Rasa trauma juga dialami oleh Mahfud Atorik (13) pelajar kelas 7 SMPN 1 Turi. Ibunya, Ponirah (47) menuturkan, kini anaknya tidak mau menceritakan kejadian itu lagi ke siapa pun.
Kejadian buruk itu telah tertanam di benak anak-anak dan mereka ingin melupakannya.
"Anak saya masih grogi, enggak mau sendiri. Dia cari kesibukan biar tidak teringat.

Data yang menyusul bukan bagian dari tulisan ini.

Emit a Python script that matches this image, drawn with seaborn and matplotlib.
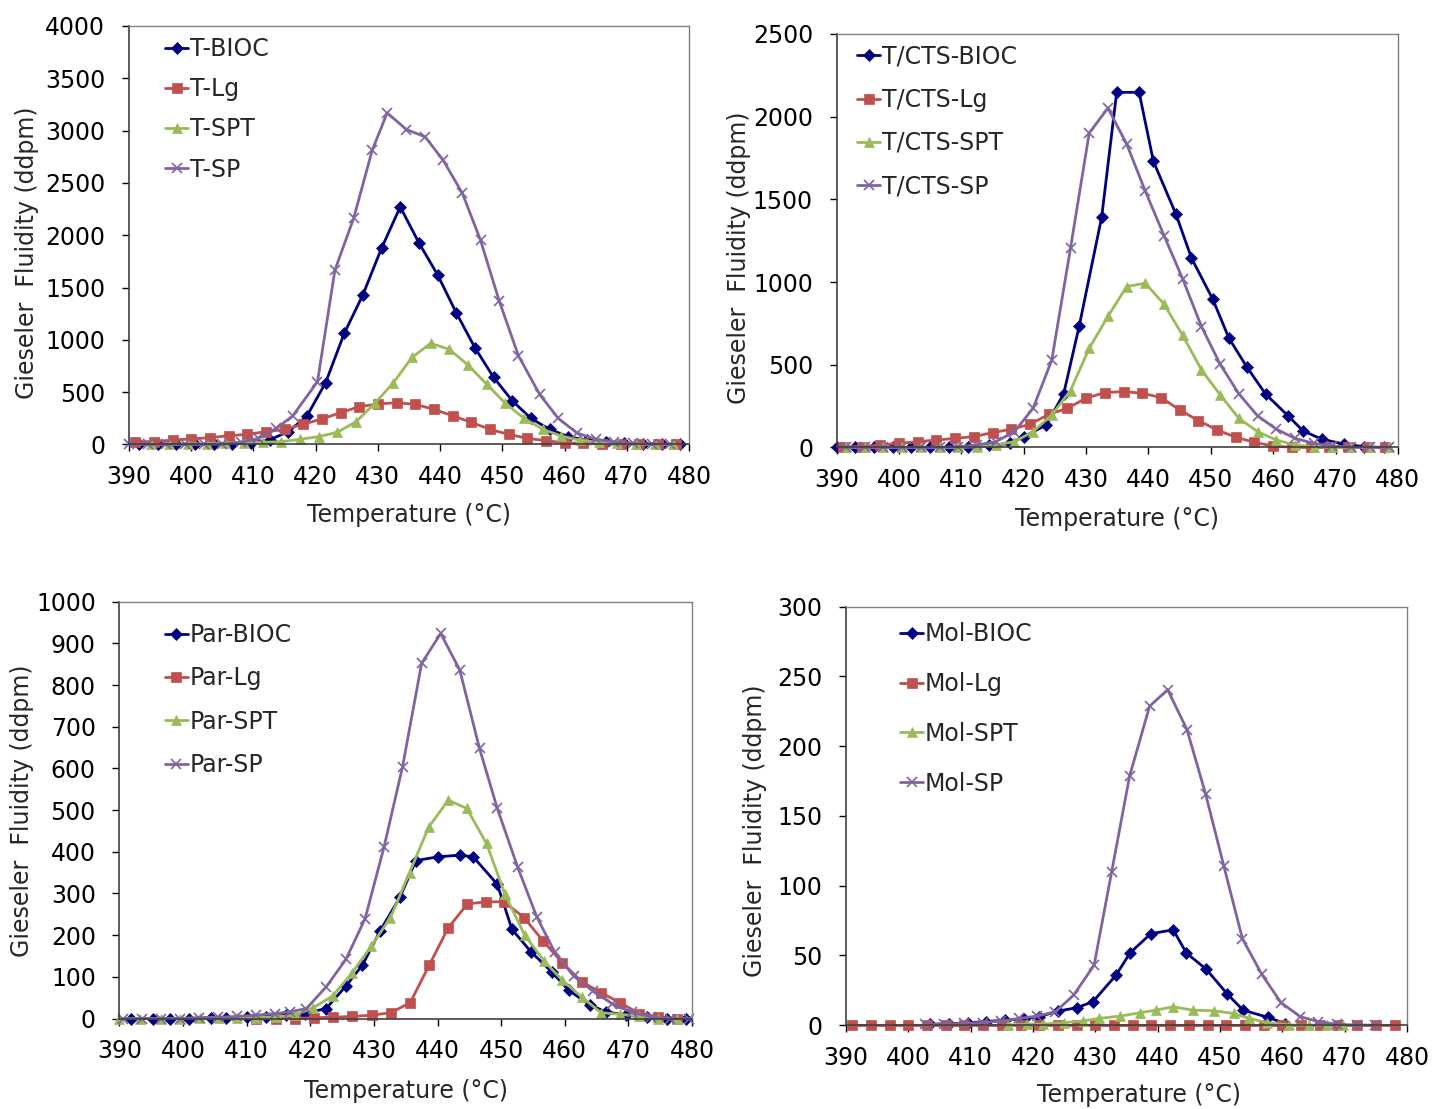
import matplotlib
matplotlib.use("Agg")
import matplotlib.pyplot as plt
import seaborn as sns

sns.set_theme(style="white")
plt.rcParams["font.family"] = ["DejaVu Sans"]

# ── data ──────────────────────────────────────────────────────────────────
# panel 1 : T-
P1_BIOC_T = [391.6, 394.6, 397.6, 400.6, 403.6, 406.6, 409.6, 412.6, 415.6, 418.6, 421.6, 424.6, 427.6, 430.6, 433.6,
             436.6, 439.6, 442.6, 445.6, 448.6, 451.6, 454.6, 457.6, 460.6, 463.6, 466.6, 469.6, 472.6, 475.6, 478.6]
P1_BIOC = [0, 0, 0, 0, 0, 5, 15, 45, 122, 272, 590, 1062, 1431, 1877, 2271,
           1927, 1622, 1259, 925, 642, 418, 250, 145, 75, 40, 20, 10, 5, 3, 0]
P1_LG_T = [391, 394, 397, 400, 403, 406, 409, 412, 415, 418, 421, 424, 427, 430, 433,
           436, 439, 442, 445, 448, 451, 454, 457, 460, 463, 466, 469, 472, 475, 478]
P1_LG = [27, 27, 43, 53, 65, 84, 97, 122, 145, 193, 244, 304, 361, 387, 399,
         384, 336, 275, 212, 145, 97, 59, 36, 17, 10, 5, 3, 2, 0, 0]
P1_SPT_T = [393.5, 396.5, 399.5, 402.5, 405.5, 408.5, 411.5, 414.5, 417.5, 420.5, 423.5, 426.5, 429.5, 432.5, 435.5,
            438.5, 441.5, 444.5, 447.5, 450.5, 453.5, 456.5, 459.5, 462.5, 465.5, 468.5, 471.5, 474.5, 477.5]
P1_SPT = [0, 0, 5, 8, 15, 17, 21, 27, 50, 75, 117, 218, 393, 590, 833,
          967, 909, 759, 575, 393, 250, 145, 81, 40, 20, 10, 5, 2, 0]
P1_SP_T = [390, 393, 396, 399, 402, 405, 408, 410.8, 413.7, 416.3, 420.3, 423.1, 426.1, 429.1, 431.5,
           434.6, 437.6, 440.5, 443.6, 446.5, 449.5, 452.6, 456, 459, 462, 465, 468, 471, 474, 477]
P1_SP = [0, 0, 0, 0, 0, 5, 20, 59, 155, 272, 600, 1667, 2160, 2813, 3169,
         3010, 2940, 2717, 2399, 1953, 1373, 848, 479, 250, 110, 50, 25, 10, 5, 0]

# panel 2 : T/CTS-
P2_BIOC_T = [390, 393, 396, 399, 402, 405, 408, 411, 414.5, 417.8, 420, 423.6, 426.4, 428.9, 432.5,
             434.9, 438.5, 440.8, 444.4, 446.9, 450.3, 452.9, 455.8, 458.8, 462.4, 464.8, 467.8, 471.3, 474.5, 477.8]
P2_BIOC = [0, 0, 0, 0, 0, 0, 0, 5, 12, 25, 65, 136, 324, 735, 1393,
           2147, 2147, 1729, 1411, 1145, 897, 661, 485, 322, 191, 100, 50, 21, 5, 0]
P2_LG_T = [391, 394, 397, 400, 403, 406, 409, 412, 415, 418, 421, 424, 427, 430, 433,
           436, 439, 442, 445, 448, 451, 454, 457, 460, 463, 466, 469, 472, 475, 478]
P2_LG = [5, 5, 15, 25, 35, 45, 55, 66, 90, 110, 140, 200, 237, 298, 332,
         338, 328, 302, 227, 163, 106, 62, 31, 9, 1, 0, 0, 0, 0, 0]
P2_SPT_T = [391.5, 394.5, 397.5, 400.5, 403.5, 406.5, 409.5, 412.5, 415.5, 418.5, 421.5, 424.5, 427.5, 430.5, 433.5,
            436.5, 439.5, 442.5, 445.5, 448.5, 451.5, 454.5, 457.5, 460.5, 463.5, 466.5, 469.5, 472.5, 475.5, 478.5]
P2_SPT = [0, 0, 0, 0, 0, 0, 0, 5, 15, 35, 96, 197, 344, 600, 792,
          973, 993, 866, 677, 469, 318, 176, 96, 45, 15, 5, 0, 0, 0, 0]
P2_SP_T = P2_SPT_T
P2_SP = [0, 0, 0, 0, 0, 0, 5, 15, 35, 95, 237, 529, 1205, 1901, 2052,
         1835, 1549, 1281, 1018, 731, 503, 324, 191, 111, 55, 25, 9, 1, 0, 0]

# panel 3 : Par-
P3_BIOC_T = [391.8, 395.2, 397.9, 401, 404.4, 406.8, 410, 413.1, 416.2, 419.1, 422.5, 425.6, 428.2, 431, 434.1,
             436.6, 440.1, 443.5, 445.6, 449.4, 451.7, 454.7, 458, 460.6, 464, 466.5, 469.7, 473, 476, 479]
P3_BIOC = [0, 0, 0, 0, 2, 2, 3, 4, 8, 12, 24, 78, 128, 211, 291,
           379, 388, 392, 388, 322, 214, 160, 111, 68, 32, 16, 8, 3, 0, 0]
P3_LG_T = [411.5, 414.6, 417.6, 420.6, 423.6, 426.6, 429.7, 432.7, 435.7, 438.7, 441.7, 444.7,
           447.6, 450.5, 453.6, 456.6, 459.6, 462.7, 465.7, 468.7, 471.7, 474.7, 477.7]
P3_LG = [0, 0, 0, 2, 3, 5, 8, 14, 38, 128, 218, 275, 280, 280, 242, 186, 134, 88, 62, 38, 12, 3, 0]
P3_SPT_T = [390, 393.3, 396.5, 399.5, 402.6, 405.6, 408.5, 411.5, 414.6, 417.6, 420.5, 423.5, 426.6, 429.6, 432.6,
            435.6, 438.6, 441.7, 444.6, 447.7, 450.6, 453.7, 456.7, 459.6, 462.7, 465.7, 468.7, 471.7, 474.7, 477.7]
P3_SPT = [0, 0, 0, 0, 1, 1, 1, 2, 4, 8, 26, 54, 110, 174, 242,
          350, 459, 524, 504, 420, 298, 200, 139, 92, 51, 14, 10, 6, 0, 0]
P3_SP_T = [390.5, 393.5, 396.5, 399.5, 402.5, 405.5, 408.5, 411.5, 414.5, 416.8, 419.4, 422.5, 425.6, 428.6, 431.6, 434.5,
           437.5, 440.5, 443.5, 446.6, 449.4, 452.6, 455.6, 458.4, 461.4, 464.5, 467.5, 470.5, 473.5, 476.5, 479.5]
P3_SP = [0, 0, 0, 0, 2, 3, 5, 8, 12, 16, 24, 76, 142, 239, 412, 604,
         852, 924, 836, 648, 504, 363, 244, 160, 102, 65, 35, 15, 4, 0, 0]

# panel 4 : Mol-
P4_BIOC_T = [403.5, 406.5, 409.5, 412.5, 415.5, 418.5, 421, 424, 427, 429.6,
             433.3, 435.6, 438.9, 442.5, 444.6, 447.8, 451.2, 453.7, 457.7, 460.5]
P4_BIOC = [0.5, 1, 1.5, 2.5, 3.5, 4.5, 6, 10, 12.4, 16.7, 35.7, 51.9, 65.5, 68.3, 51.7, 40, 22.1, 10.7, 5.5, 1]
P4_LG_T = [391, 394, 397, 400, 403, 406, 409, 412, 415, 418, 421, 424, 427, 430, 433,
           436, 439, 442, 445, 448, 451, 454, 457, 460, 463, 466, 469, 472, 475, 478]
P4_LG = [0] * 30
P4_SPT_T = [416, 419, 421.6, 424.9, 428, 430.6, 434, 437.1, 439.7, 442.5,
            445.6, 449.1, 452.2, 454.7, 457.5, 461.1, 464.3, 467.2, 469.8]
P4_SPT = [0, 0.7, 0.7, 1.7, 2.9, 4.8, 6.4, 8.8, 10.7, 13.1, 10.7, 10.2, 8.3, 4.8, 1.7, 0, 0, 0, 0]
P4_SP_T = [402.6, 405.8, 409, 411.9, 414.9, 417.8, 420.6, 423.6, 426.5, 429.8, 432.6, 435.5, 438.7,
           441.6, 444.7, 447.7, 450.6, 453.6, 456.7, 459.8, 462.9, 465.8, 468.8, 471.9, 474.8]
P4_SP = [0.5, 0.7, 1.2, 1.7, 2.9, 4.8, 6.4, 9.5, 21.4, 42.9, 109.5, 178.6, 228.6,
         240.5, 211.9, 165.5, 114.3, 61.9, 36.4, 16, 6, 2.4, 0.5, 0, 0]

SUFFIX = ["BIOC", "Lg", "SPT", "SP"]
COLORS = ["#000080", "#C0504D", "#9BBB59", "#8064A2"]
MARKERS = ["D", "s", "^", "x"]
MSIZE = [6, 6.5, 7, 7]

PANELS = [
    dict(prefix="T-", series=[(P1_BIOC_T, P1_BIOC), (P1_LG_T, P1_LG), (P1_SPT_T, P1_SPT), (P1_SP_T, P1_SP)],
         ymax=4000, ystep=500, pos=[0.0895, 0.5992, 0.3886, 0.3774],
         ylab=(-0.160, 0.458), xlab=(0.5, -0.14), leg=(0.064, 0.974), lsp=0.69),
    dict(prefix="T/CTS-", series=[(P2_BIOC_T, P2_BIOC), (P2_LG_T, P2_LG), (P2_SPT_T, P2_SPT), (P2_SP_T, P2_SP)],
         ymax=2500, ystep=500, pos=[0.5806, 0.5965, 0.3895, 0.3729],
         ylab=(-0.153, 0.458), xlab=(0.5, -0.144), leg=(0.036, 0.974), lsp=0.81),
    dict(prefix="Par-", series=[(P3_BIOC_T, P3_BIOC), (P3_LG_T, P3_LG), (P3_SPT_T, P3_SPT), (P3_SP_T, P3_SP)],
         ymax=1000, ystep=100, pos=[0.0829, 0.0816, 0.3973, 0.3758],
         ylab=(-0.149, 0.498), xlab=(0.5, -0.145), leg=(0.079, 0.949), lsp=0.82),
    dict(prefix="Mol-", series=[(P4_BIOC_T, P4_BIOC), (P4_LG_T, P4_LG), (P4_SPT_T, P4_SPT), (P4_SP_T, P4_SP)],
         ymax=300, ystep=50, pos=[0.5871, 0.0757, 0.3893, 0.3772],
         ylab=(-0.141, 0.464), xlab=(0.522, -0.139), leg=(0.096, 0.964), lsp=1.1),
]

FS = 17
fig = plt.figure(figsize=(14.41, 11.09), dpi=100)

for p in PANELS:
    ax = fig.add_axes(p["pos"])
    for (tx, vals), suf, col, mk, ms in zip(p["series"], SUFFIX, COLORS, MARKERS, MSIZE):
        sns.lineplot(x=tx, y=vals, ax=ax, color=col, marker=mk, markersize=ms,
                     markeredgecolor=col, markerfacecolor=col,
                     markeredgewidth=1.2 if mk == "x" else 0.5,
                     linewidth=2.0, label=p["prefix"] + suf, clip_on=False)
    ax.set_xlim(390, 480)
    ax.set_ylim(0, p["ymax"])
    ax.set_xticks(range(390, 481, 10))
    ax.set_yticks(range(0, p["ymax"] + 1, p["ystep"]))
    ax.tick_params(axis="both", direction="out", length=5, width=1, colors="black",
                   labelsize=FS, left=True, bottom=True)
    ax.tick_params(axis="y", pad=12)
    ax.tick_params(axis="x", pad=10)
    for side in ["left", "bottom"]:
        ax.spines[side].set_color("#404040")
        ax.spines[side].set_linewidth(1.2)
    for side in ["top", "right"]:
        ax.spines[side].set_color("#808080")
        ax.spines[side].set_linewidth(1.0)
    ax.set_xlabel("Temperature (°C)", fontsize=FS)
    ax.set_ylabel("Gieseler  Fluidity (ddpm)", fontsize=FS)
    ax.xaxis.set_label_coords(*p["xlab"])
    ax.yaxis.set_label_coords(*p["ylab"])
    ax.legend(loc="upper left", bbox_to_anchor=p["leg"], frameon=False, fontsize=FS,
              borderpad=0, borderaxespad=0, handlelength=1.0, handletextpad=0.05,
              labelspacing=p["lsp"], numpoints=1)

fig.savefig("out.png", dpi=100)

Sekarang jadi sering ke tempat temannya, saya izinkan agar hatinya juga tenang," ujarnya.
Sebagai seorang ibu, Ponirah tentu saja tak ingin anaknya mengalami trauma.
Ia pun mengapresiasi banyak pihak yang mau membantu menghilangkan trauma para siswa.
Sementara itu, Ketua Ikatan Psikologi Klinis Wilayah DIY, Siti Urbayatun mengatakan, kejadian yang dialami akhir pekan sangat massif.
"Kita membutuhkan dukungan berbagai pihak untuk menciptakan lingkungan yang kondusif. Universitas di Yogyakarta yang memiliki fakultas psikologi kami minta bantuan, organisasi masyarakat juga banyak yang membantu," ujarnya.
Saat ini dibuka dua posko untuk penanganan psikis siswa pascamusibah, yaitu di Puskesmas Turi dan SMPN 1 Turi.
Tim psikologi telah berjaga mulai Jumat hingga Senin pagi ini selama 24 jam untuk melakukan pendampingan psikologi.
"Kemungkinan sampai seminggu ke depan kami stand by di dua posko. Jika diperlukan kami juga melakukan home visit," ungkap Siti.
Hingga saat ini ada enam siswa yang mengalami gejala gangguan psikologis.